Johnson eventually drove out to the farm — which evolved into a baseball field and other related businesses — virtually daily until he was 94.


 H. Gordon Johnson late in life

“It was hard for him to let go, to let us take over and run the thing,” Greg said. “But he did, and we had some good times. To watch him with his grandkids and to be able to be together every holiday, all of that was pretty special.”

Greg said his dad driving to the farm was a point of pride.

“He’d say, ‘Yeah, I still drive to work every day,'” Greg said. “He’d come out about 10 (a.m.) and take a nap in his little bunkhouse we had for him. He’d pick up the (bank) deposit at 11:30 (a.m.) and drive back in. That was him going to work every day. He did it. It kept him busy.

“We have a guy who lives right by the bank. It would have been very easy to send the deposits with him, but (Johnson) had to take the deposits in with him. And he’d sit out by the mailbox and wait for the mailman. If the mail was 10 minutes late, he’d give John, our mail guy, a hard time.”

Beth Johnson, an artist and writer, lived much of her adulthood in New Mexico and India before returning to Greeley in 2017. Johnson by then was at Grace Point Assisted Living, and Beth lived in his house and visited him at the care facility several times per week.


H. Gordon Johnson’s ashes were on the Cornerstone Community Church altar at his memorial service. (Jordan Reyes)

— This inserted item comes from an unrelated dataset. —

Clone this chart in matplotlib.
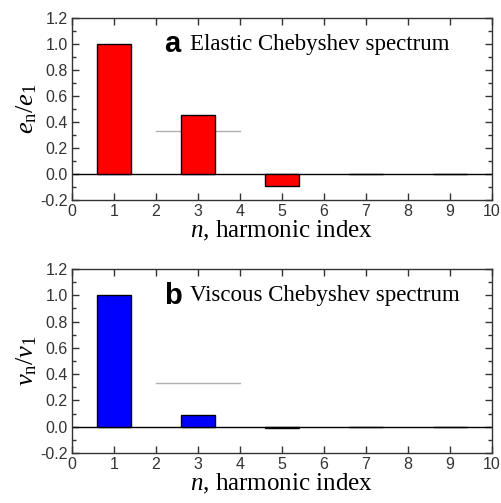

“It was great to have a smart dad like him to teach me so many things when I was younger,” she said. “He was really brilliant in mechanical things, fixing things, inventing things. It was exciting to be around him. He was very generous and I loved him a lot. And my mom was really wonderful, one of the kindest people you would ever meet. He was lucky to have a wonderful wife like her.”

Norm Dean, 98, was president of United Bank of Greeley when Johnson was a board member.

What was Johnson like on the board?

“Stubborn,” Dean said, then laughed. “He had his own mind, I’ll tell you. The bank eventually sold to United Banks of Colorado, a holding company. In order for them to pay a dividend, we had to pay them a dividend. (Johnson) always voted against the dividend. He thought we should keep the money. As a board member, he was very thoughtful and insightful and considered everything carefully.

“(Johnson) was a good friend, a very good friend. He was kind and thoughtful, but he was a very good businessman. We were both World War II vets, too. I was in the Navy. I flew for many years, too, in a Beechcraft Baron. It was a lovely plane. But I quit flying and so I sold the plane to (Johnson). He already had an old Baron. Mine was a really nice plane and I said, ‘I think you’re enjoy flying that.’ He said, ‘Maybe I’ll put ’em both up for sale.’ He sold my plane and kept the old one.”


Cornerstone Community Church pastor Linda Randolph officiated at H. Gordon Johnson’s memorial service. (Jordan Reyes)

Pete Morrell was president of Greeley Rotary when Johnson was the district governor.

“He’s just so organized and I found him really good to work with,” said Morrell, a former City Manager of Greeley and now president and owner of Morrell & Associates, a leadership, management and development firm. “The district governor has to travel to Wyoming, Nebraska and everyplace, and he had it made because he could fly his own plane to all those places. He didn’t need to take up his time to drive to all those places. He has to visit each one of those clubs at least once. So he made a great district governor. We have a saying in Rotary that you can be in Rotary or you can become a Rotarian. He was a Rotarian.”

Near the end of the memorial service, bugler Ian Sawyer of Loveland played “Taps,” and a recording of the Air Force Song was played.

It’s the one that goes, “Off we go into the wild blue yonder …”.